Thanks for going to know over time here and taking my questions. Nathan, could you just tell us how much of Z3 did you ship in September just in megawatt hours? And then for as long as you remain on the semi-automated line, what would be the maximum you would ship in a given month? Just given Joe's comment about the step-up from September to October. Just trying to help us set expectations and fine-tune the modeling parameters here between now and when the ERCOT automated line is fully commissioned and up and running.
Yes, Tom. So Joe did a pretty good job, I think, of walking through the priorities that we're balancing on this line. We're ramping up the line. It serves multiple purposes. One is to help work out some of the details in the manufacturability of the product so that when we do get the state-of-the-art line, it meets or exceeds our expectations from day one. And so continuing to learn and make improvements off the semi-automated line. The second one is to deliver on critical customer shipments, so we can get product in the field so we can collect cycling data. Obviously, there's ERCOT in particular, might be in over time. And so we have several projects that we're trying to get delivered before you get into ERCOT summer. And so really, it's just working with customers, balancing their delivery schedules with our production capacity and the necessary capital. And so we'll continue to balance those as we get towards the fully automated line.

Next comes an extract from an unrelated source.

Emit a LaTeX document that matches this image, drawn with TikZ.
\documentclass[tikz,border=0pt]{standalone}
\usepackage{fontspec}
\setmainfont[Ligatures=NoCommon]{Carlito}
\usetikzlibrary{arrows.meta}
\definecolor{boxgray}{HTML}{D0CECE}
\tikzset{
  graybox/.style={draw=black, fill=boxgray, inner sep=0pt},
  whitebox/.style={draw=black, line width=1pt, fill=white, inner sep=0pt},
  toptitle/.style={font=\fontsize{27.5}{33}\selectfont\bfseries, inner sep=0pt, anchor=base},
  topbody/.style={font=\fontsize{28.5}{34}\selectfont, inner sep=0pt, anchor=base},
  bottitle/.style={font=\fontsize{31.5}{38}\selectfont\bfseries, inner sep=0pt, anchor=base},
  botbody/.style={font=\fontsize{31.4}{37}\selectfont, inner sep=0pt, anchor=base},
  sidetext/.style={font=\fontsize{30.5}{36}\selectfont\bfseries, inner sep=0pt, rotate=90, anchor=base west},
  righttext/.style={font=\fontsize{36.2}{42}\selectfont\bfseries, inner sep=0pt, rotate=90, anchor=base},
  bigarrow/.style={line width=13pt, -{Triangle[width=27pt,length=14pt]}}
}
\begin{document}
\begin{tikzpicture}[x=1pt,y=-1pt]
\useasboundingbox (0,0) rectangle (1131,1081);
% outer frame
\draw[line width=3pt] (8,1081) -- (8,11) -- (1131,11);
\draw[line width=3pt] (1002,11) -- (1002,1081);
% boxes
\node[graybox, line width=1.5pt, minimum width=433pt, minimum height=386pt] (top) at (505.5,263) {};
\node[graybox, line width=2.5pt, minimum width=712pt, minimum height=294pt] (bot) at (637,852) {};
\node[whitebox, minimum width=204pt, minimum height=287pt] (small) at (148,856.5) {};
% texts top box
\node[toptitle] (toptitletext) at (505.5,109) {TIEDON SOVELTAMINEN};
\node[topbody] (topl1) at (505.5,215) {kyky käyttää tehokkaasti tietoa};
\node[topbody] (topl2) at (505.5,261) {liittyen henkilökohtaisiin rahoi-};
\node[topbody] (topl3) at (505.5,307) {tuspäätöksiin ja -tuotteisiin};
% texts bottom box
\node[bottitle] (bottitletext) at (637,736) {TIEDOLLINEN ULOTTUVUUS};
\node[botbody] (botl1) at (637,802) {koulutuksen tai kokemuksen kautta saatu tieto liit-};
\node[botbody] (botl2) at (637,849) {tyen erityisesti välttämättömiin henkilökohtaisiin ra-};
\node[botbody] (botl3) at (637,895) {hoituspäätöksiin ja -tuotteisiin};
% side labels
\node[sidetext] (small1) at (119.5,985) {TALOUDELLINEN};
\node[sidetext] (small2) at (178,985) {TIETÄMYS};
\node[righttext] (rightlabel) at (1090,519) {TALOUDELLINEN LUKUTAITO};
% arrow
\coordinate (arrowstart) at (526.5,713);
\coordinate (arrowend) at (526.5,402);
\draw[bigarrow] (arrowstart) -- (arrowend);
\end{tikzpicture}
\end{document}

Got it. Okay. And then among the strategic partnerships you're working on, do you expect to continue it or maybe renegotiate the zinc bromide supply agreement you have with TETRA?
Look, we're in active negotiations throughout the supply chain. TETRA, obviously, we've been pretty vocal about that relationship. It's a great partnership with TETRA, and we're continuing to work through what that relationship looks like going forward.

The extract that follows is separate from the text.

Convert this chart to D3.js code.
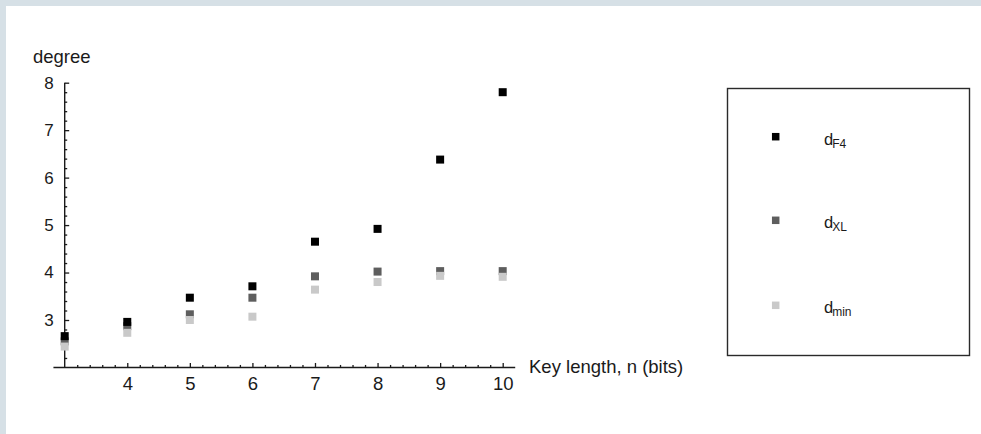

Thanks, everybody, for listening in sticking with us here, as Tom said, a little bit of over time. A lot of things going on, a lot of stitching together and want everyone to understand not just what the numbers are, but the work going on underneath the numbers to get there. We feel really confident on where we are in the orders pipeline. We know that we have to convert those opportunities into orders. There's a lot of work that goes on underneath that on the timing of when those orders come in. To me, in my view, this is a question of not if, but when this is going to happen, as Nathan will though the market is shifting to longer duration storage. So there is always going to be some timing elements that we have to work through here but feel really good about what we have in the pipeline and how to be able to do that. And then as it relates to scaling up capacity, it's a complex -- it's a complex puzzle that we're putting together here. We're building the line is actually one piece of, if you will, a couple of legs that we have to build out simultaneously while continuing to deliver for our customers in the backlog and how we get product out in the field operating, which is the big proof point people look for as they're making purchasing decisions on future projects. So we'll keep our heads down and keep working on building the company, and we'll be back in December with a little more color around what the road map looks like to turn the company into a profitable company over time and what the factors are around that, that could accelerate or slow down that. But we feel really good operationally about where the company is and the work that the team is doing and how we're building a company for the long term that is going to capture growth in one of the biggest secular shifts we've seen in the energy industry in my career. So thanks, everyone, for the time today.
This concludes today's conference call. Thank you for participating. You may now disconnect.